→ Task description: Return the lines that follow, exactly as they appear, from the first through the one containing "200 C1145 200"; no pictures are to be included.

→ Data for this exercise:
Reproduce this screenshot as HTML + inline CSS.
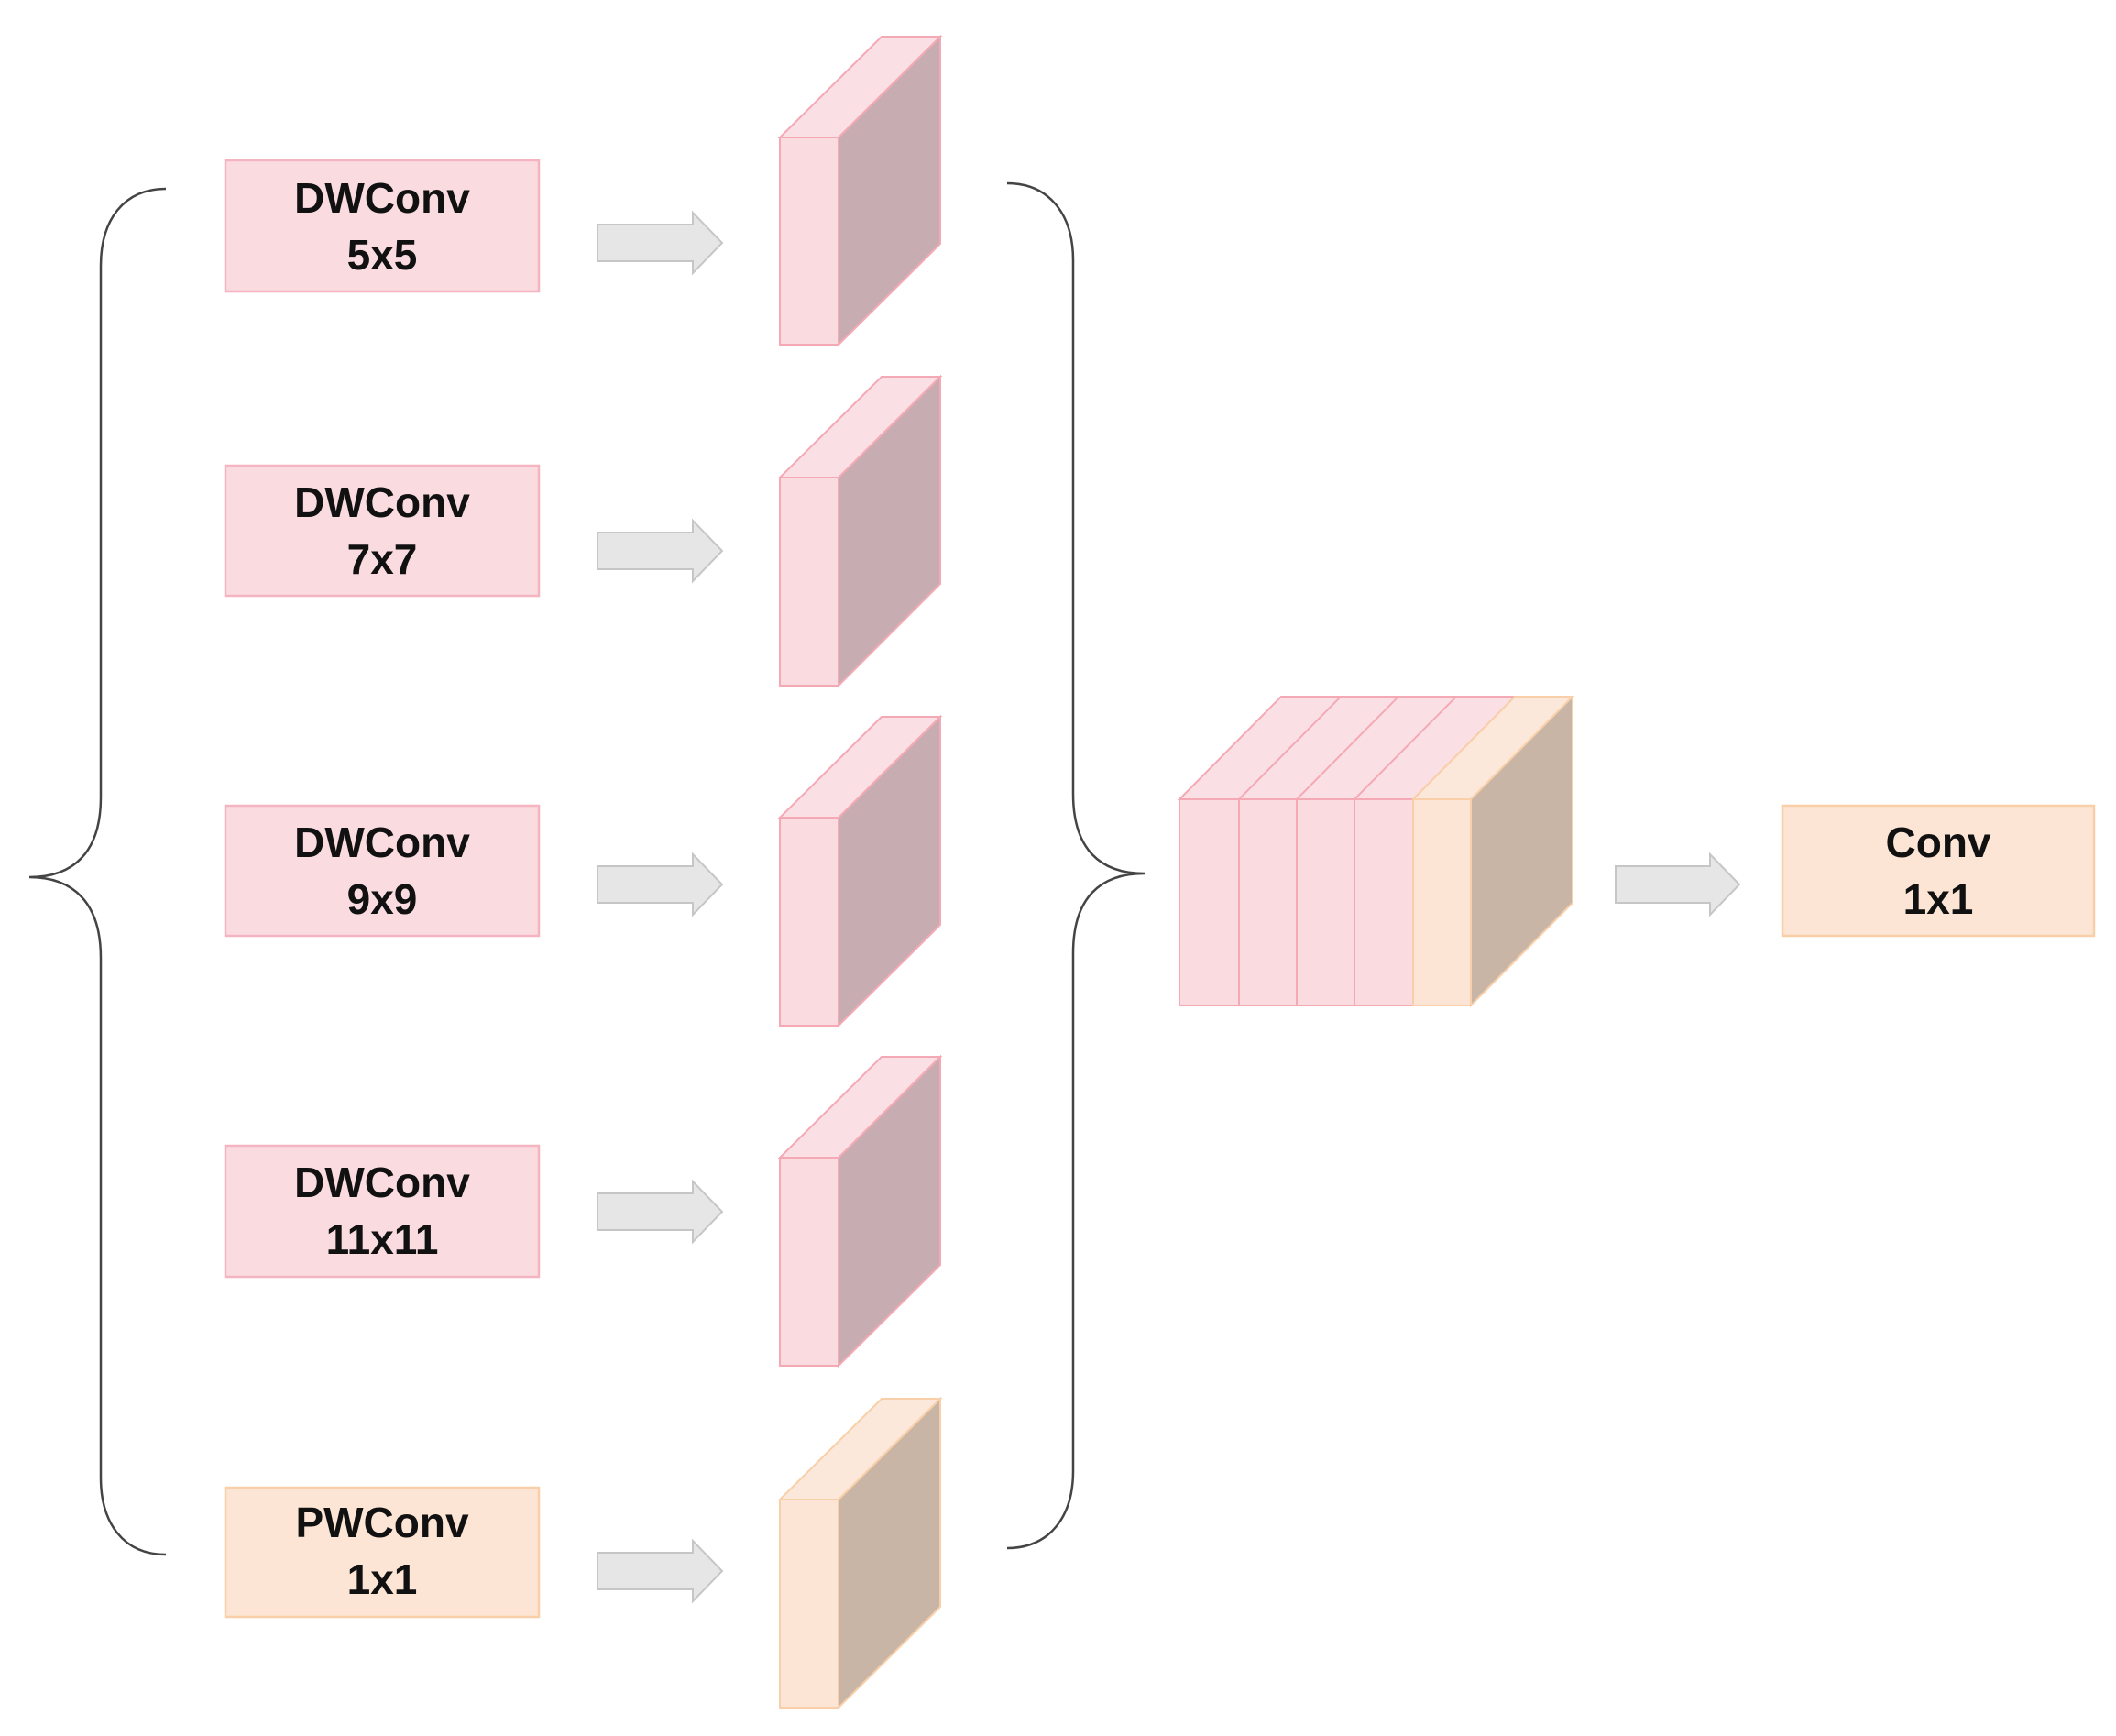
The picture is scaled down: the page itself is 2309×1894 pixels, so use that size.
<!DOCTYPE html>
<html><head><meta charset="utf-8"><style>
html,body{margin:0;padding:0;background:#fff;}
svg{display:block;}
text{font-family:"Liberation Sans",Arial,sans-serif;font-weight:bold;font-size:46px;fill:#111;text-anchor:middle;}
</style></head><body>
<svg width="2309" height="1894" viewBox="0 0 2309 1894" xmlns="http://www.w3.org/2000/svg">
<rect width="2309" height="1894" fill="#fff"/>
<!-- left brace -->
<path d="M181 206 C135 206 110 240 110 290 L110 870 C110 930 80 957 32 957 C80 957 110 985 110 1045 L110 1612 C110 1662 135 1696 181 1696" fill="none" stroke="#444" stroke-width="2.5"/>
<!-- right brace -->
<path d="M1099 200 C1145 200 1171 234 1171 284 L1171 866 C1171 926 1200 953 1249 953 C1200 953 1171 980 1171 1040 L1171 1605 C1171 1655 1145 1689 1099 1689" fill="none" stroke="#444" stroke-width="2.5"/>

<!-- boxes -->
<g stroke-width="2.5">
<rect x="246" y="175" width="342" height="143" fill="#f9dbe0" stroke="#f4b5c0"/>
<rect x="246" y="508" width="342" height="142" fill="#f9dbe0" stroke="#f4b5c0"/>
<rect x="246" y="879" width="342" height="142" fill="#f9dbe0" stroke="#f4b5c0"/>
<rect x="246" y="1250" width="342" height="143" fill="#f9dbe0" stroke="#f4b5c0"/>
<rect x="246" y="1623" width="342" height="141" fill="#fce5d4" stroke="#f8cfa8"/>
<rect x="1945" y="879" width="340" height="142" fill="#fce5d4" stroke="#f8cfa8"/>
</g>
<text x="417" y="232">DWConv</text><text x="417" y="294">5x5</text>
<text x="417" y="564">DWConv</text><text x="417" y="626">7x7</text>
<text x="417" y="935">DWConv</text><text x="417" y="997">9x9</text>
<text x="417" y="1306">DWConv</text><text x="417" y="1368">11x11</text>
<text x="417" y="1677">PWConv</text><text x="417" y="1739">1x1</text>
<text x="2115" y="935">Conv</text><text x="2115" y="997">1x1</text>

<!-- arrows -->
<g fill="#e6e6e6" stroke="#c6c6c6" stroke-width="2">
<path d="M652 245 L756 245 L756 232 L788 265 L756 298 L756 285 L652 285 Z"/>
<path d="M652 581 L756 581 L756 568 L788 601 L756 634 L756 621 L652 621 Z"/>
<path d="M652 945 L756 945 L756 932 L788 965 L756 998 L756 985 L652 985 Z"/>
<path d="M652 1302 L756 1302 L756 1289 L788 1322 L756 1355 L756 1342 L652 1342 Z"/>
<path d="M652 1694 L756 1694 L756 1681 L788 1714 L756 1747 L756 1734 L652 1734 Z"/>
<path d="M1763 945 L1866 945 L1866 932 L1898 965 L1866 998 L1866 985 L1763 985 Z"/>
</g>

<!-- thin cubes -->
<g stroke-width="2">
<g id="c1">
<polygon points="851,150 962,40 1026,40 915,150" fill="#fae0e5" stroke="#f4a9b5"/>
<polygon points="915,150 1026,40 1026,266 915,376" fill="#c7adb1" stroke="#f4a9b5"/>
<rect x="851" y="150" width="64" height="226" fill="#f9dbe0" stroke="#f4a9b5"/>
</g>
<polygon points="851,521 962,411 1026,411 915,521" fill="#fae0e5" stroke="#f4a9b5"/>
<polygon points="915,521 1026,411 1026,637 915,748" fill="#c7adb1" stroke="#f4a9b5"/>
<rect x="851" y="521" width="64" height="227" fill="#f9dbe0" stroke="#f4a9b5"/>

<polygon points="851,892 962,782 1026,782 915,892" fill="#fae0e5" stroke="#f4a9b5"/>
<polygon points="915,892 1026,782 1026,1009 915,1119" fill="#c7adb1" stroke="#f4a9b5"/>
<rect x="851" y="892" width="64" height="227" fill="#f9dbe0" stroke="#f4a9b5"/>

<polygon points="851,1263 962,1153 1026,1153 915,1263" fill="#fae0e5" stroke="#f4a9b5"/>
<polygon points="915,1263 1026,1153 1026,1380 915,1490" fill="#c7adb1" stroke="#f4a9b5"/>
<rect x="851" y="1263" width="64" height="227" fill="#f9dbe0" stroke="#f4a9b5"/>

<polygon points="851,1636 962,1526 1026,1526 915,1636" fill="#fce8da" stroke="#f8cfa8"/>
<polygon points="915,1636 1026,1526 1026,1753 915,1863" fill="#c8b5a6" stroke="#f8cfa8"/>
<rect x="851" y="1636" width="64" height="227" fill="#fce5d4" stroke="#f8cfa8"/>
</g>

<!-- big stacked cube -->
<g stroke-width="2">
<polygon points="1287,872 1398,760 1653,760 1542,872" fill="#fae0e5" stroke="#f4a9b5"/>
<polygon points="1542,872 1653,760 1716,760 1605,872" fill="#fce8da" stroke="#f8cfa8"/>
<line x1="1352" y1="872" x2="1463" y2="760" stroke="#f4a9b5"/>
<line x1="1415" y1="872" x2="1526" y2="760" stroke="#f4a9b5"/>
<line x1="1478" y1="872" x2="1589" y2="760" stroke="#f4a9b5"/>
<polygon points="1605,872 1716,760 1716,985 1605,1097" fill="#c8b5a6" stroke="#f8cfa8"/>
<rect x="1287" y="872" width="65" height="225" fill="#f9dbe0" stroke="#f4a9b5"/>
<rect x="1352" y="872" width="63" height="225" fill="#f9dbe0" stroke="#f4a9b5"/>
<rect x="1415" y="872" width="63" height="225" fill="#f9dbe0" stroke="#f4a9b5"/>
<rect x="1478" y="872" width="64" height="225" fill="#f9dbe0" stroke="#f4a9b5"/>
<rect x="1542" y="872" width="63" height="225" fill="#fce5d4" stroke="#f8cfa8"/>
</g>
</svg>
</body></html>
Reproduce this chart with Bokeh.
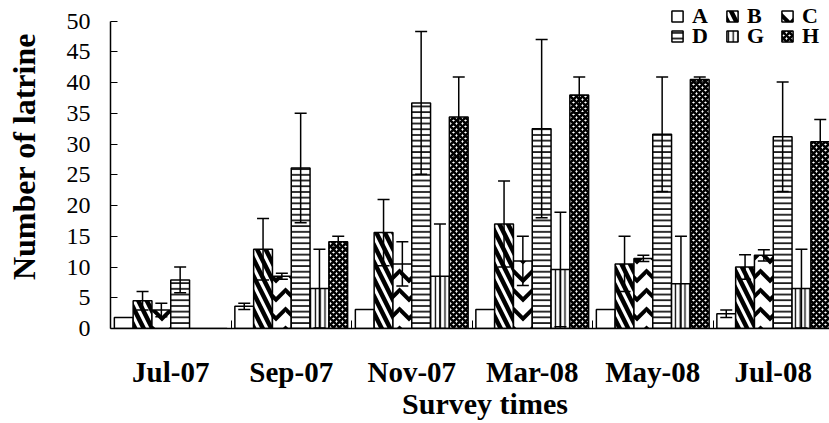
from bokeh.plotting import figure
from bokeh.models import (ColumnDataSource, FixedTicker, Whisker, TeeHead,
                          Legend, LegendItem, Range1d)
from bokeh.embed import file_html
from bokeh.resources import INLINE

# Survey rounds and latrine groups
surveys = ["Jul-07", "Sep-07", "Nov-07", "Mar-08", "May-08", "Jul-08"]
groups = ["A", "B", "C", "D", "G", "H"]

# Mean number of latrines and the error (+/-) per survey
mean_A = [1.8, 3.6, 3.1, 3.1, 3.1, 2.4]
err_A = [0.0, 0.5, 0.0, 0.0, 0.0, 0.6]
mean_B = [4.5, 12.9, 15.6, 17.0, 10.5, 10.0]
err_B = [1.5, 5.0, 5.4, 7.0, 4.5, 2.0]
mean_C = [3.0, 8.5, 10.5, 11.0, 11.4, 11.9]
err_C = [1.1, 0.5, 3.6, 4.0, 0.5, 0.9]
mean_D = [7.9, 26.1, 36.7, 32.5, 31.6, 31.2]
err_D = [2.1, 8.9, 11.6, 14.5, 9.3, 8.9]
mean_G = [0.0, 6.5, 8.5, 9.6, 7.3, 6.5]
err_G = [0.0, 6.4, 8.5, 9.3, 7.7, 6.4]
mean_H = [0.0, 14.1, 34.4, 38.0, 40.5, 30.4]
err_H = [0.0, 0.9, 6.5, 2.9, 0.4, 3.6]

y_ticks = [0, 5, 10, 15, 20, 25, 30, 35, 40, 45, 50]

means = [mean_A, mean_B, mean_C, mean_D, mean_G, mean_H]
errs = [err_A, err_B, err_C, err_D, err_G, err_H]

# fill / hatch style of each group
styles = {
    "A": dict(fill_color="white"),
    "B": dict(fill_color="white", hatch_pattern="\\", hatch_color="black",
              hatch_scale=17, hatch_weight=4.5),
    "C": dict(fill_color="white", hatch_pattern="v", hatch_color="black",
              hatch_scale=19, hatch_weight=4),
    "D": dict(fill_color="white", hatch_pattern="-", hatch_color="black",
              hatch_scale=5.7, hatch_weight=1.6),
    "G": dict(fill_color="white", hatch_pattern="|", hatch_color="black",
              hatch_scale=4.8, hatch_weight=1.3),
    "H": dict(fill_color="white", hatch_pattern="x", hatch_color="black",
              hatch_scale=6, hatch_weight=2.6),
}

BAR_W = 0.156
SERIF = "Liberation Serif"
NB = "\u00a0"

# the frame reaches the top edge so the legend has room; the y axis line
# itself stops at 50
p = figure(frame_width=719, frame_height=328,
           x_range=Range1d(0, 719 / 120.5), y_range=Range1d(0, 53.36),
           output_backend="svg", toolbar_location=None,
           min_border_left=110, min_border_right=0,
           min_border_top=0, min_border_bottom=95)
p.outline_line_color = None
p.xgrid.visible = False
p.ygrid.visible = False
p.background_fill_color = "white"
p.border_fill_color = "white"

renderers = {}
for j, g in enumerate(groups):
    xs = [i + 0.5 + (j - 2.5) * BAR_W for i in range(len(surveys))]
    src = ColumnDataSource(dict(x=xs, top=means[j]))
    r = p.vbar(x="x", top="top", width=BAR_W, bottom=0, source=src,
               line_color="black", line_width=1.5, **styles[g])
    renderers[g] = r

    # error bars, only where an error exists
    wx, wu, wl = [], [], []
    for x, m, e in zip(xs, means[j], errs[j]):
        if e > 0:
            wx.append(x)
            wu.append(m + e)
            wl.append(m - e)
    wsrc = ColumnDataSource(dict(base=wx, upper=wu, lower=wl))
    w = Whisker(base="base", upper="upper", lower="lower", source=wsrc,
                line_color="black", line_width=1.5, level="annotation",
                upper_head=TeeHead(size=12, line_color="black", line_width=1.5),
                lower_head=TeeHead(size=12, line_color="black", line_width=1.5))
    p.add_layout(w)

# x axis: labels at survey centres, small ticks between surveys
centers = [i + 0.5 for i in range(len(surveys))]
xa = p.xaxis[0]
xa.ticker = FixedTicker(ticks=centers,
                        minor_ticks=[i for i in range(1, len(surveys))])
xa.major_label_overrides = {c: s for c, s in zip(centers, surveys)}
xa.major_tick_line_color = None
xa.minor_tick_in = 8
xa.minor_tick_out = 0
xa.minor_tick_line_color = "black"
xa.minor_tick_line_width = 1
xa.axis_line_color = "black"
xa.axis_line_width = 1.5
xa.major_label_text_font = SERIF
xa.major_label_text_font_style = "bold"
xa.major_label_text_font_size = "29px"
xa.major_label_text_color = "black"
xa.major_label_standoff = 21
xa.axis_label = NB * 4 + "Survey times"
xa.axis_label_text_font = SERIF
xa.axis_label_text_font_style = "bold"
xa.axis_label_text_font_size = "30px"
xa.axis_label_text_color = "black"
xa.axis_label_standoff = -4

ya = p.yaxis[0]
ya.ticker = FixedTicker(ticks=y_ticks)
ya.bounds = (0, 50)
ya.major_tick_in = 7
ya.major_tick_out = 0
ya.minor_tick_line_color = None
ya.major_tick_line_color = "black"
ya.axis_line_color = "black"
ya.axis_line_width = 1.5
ya.major_label_text_font = SERIF
ya.major_label_text_font_size = "24px"
ya.major_label_text_color = "black"
ya.major_label_standoff = 20
ya.axis_label = NB * 2 + "Number of latrine"
ya.axis_label_text_font = SERIF
ya.axis_label_text_font_style = "bold"
ya.axis_label_text_font_size = "32px"
ya.axis_label_text_color = "black"
ya.axis_label_standoff = 22

# legend in two rows of three
def make_legend(names, loc):
    lg = Legend(items=[LegendItem(label=n, renderers=[renderers[n]]) for n in names],
                location=loc, orientation="horizontal",
                glyph_width=14, glyph_height=14, label_standoff=8,
                spacing=13, padding=0, margin=0,
                border_line_color=None, background_fill_alpha=0,
                label_text_font=SERIF, label_text_font_style="bold",
                label_text_font_size="22px", label_text_color="black")
    p.add_layout(lg, "center")

make_legend(["A", "B", "C"], (560, 299))
make_legend(["D", "G", "H"], (560, 279))

open("out.html", "w").write(file_html(p, INLINE))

→ Exercise answer:
Reproduce this screenshot as HTML + inline CSS.
The picture is scaled down: the page itself is 2309×1894 pixels, so use that size.
<!DOCTYPE html>
<html><head><meta charset="utf-8"><style>
html,body{margin:0;padding:0;background:#fff;}
svg{display:block;}
text{font-family:"Liberation Sans",Arial,sans-serif;font-weight:bold;font-size:46px;fill:#111;text-anchor:middle;}
</style></head><body>
<svg width="2309" height="1894" viewBox="0 0 2309 1894" xmlns="http://www.w3.org/2000/svg">
<rect width="2309" height="1894" fill="#fff"/>
<!-- left brace -->
<path d="M181 206 C135 206 110 240 110 290 L110 870 C110 930 80 957 32 957 C80 957 110 985 110 1045 L110 1612 C110 1662 135 1696 181 1696" fill="none" stroke="#444" stroke-width="2.5"/>
<!-- right brace -->
<path d="M1099 200 C1145 200 1171 234 1171 284 L1171 866 C1171 926 1200 953 1249 953 C1200 953 1171 980 1171 1040 L1171 1605 C1171 1655 1145 1689 1099 1689" fill="none" stroke="#444" stroke-width="2.5"/>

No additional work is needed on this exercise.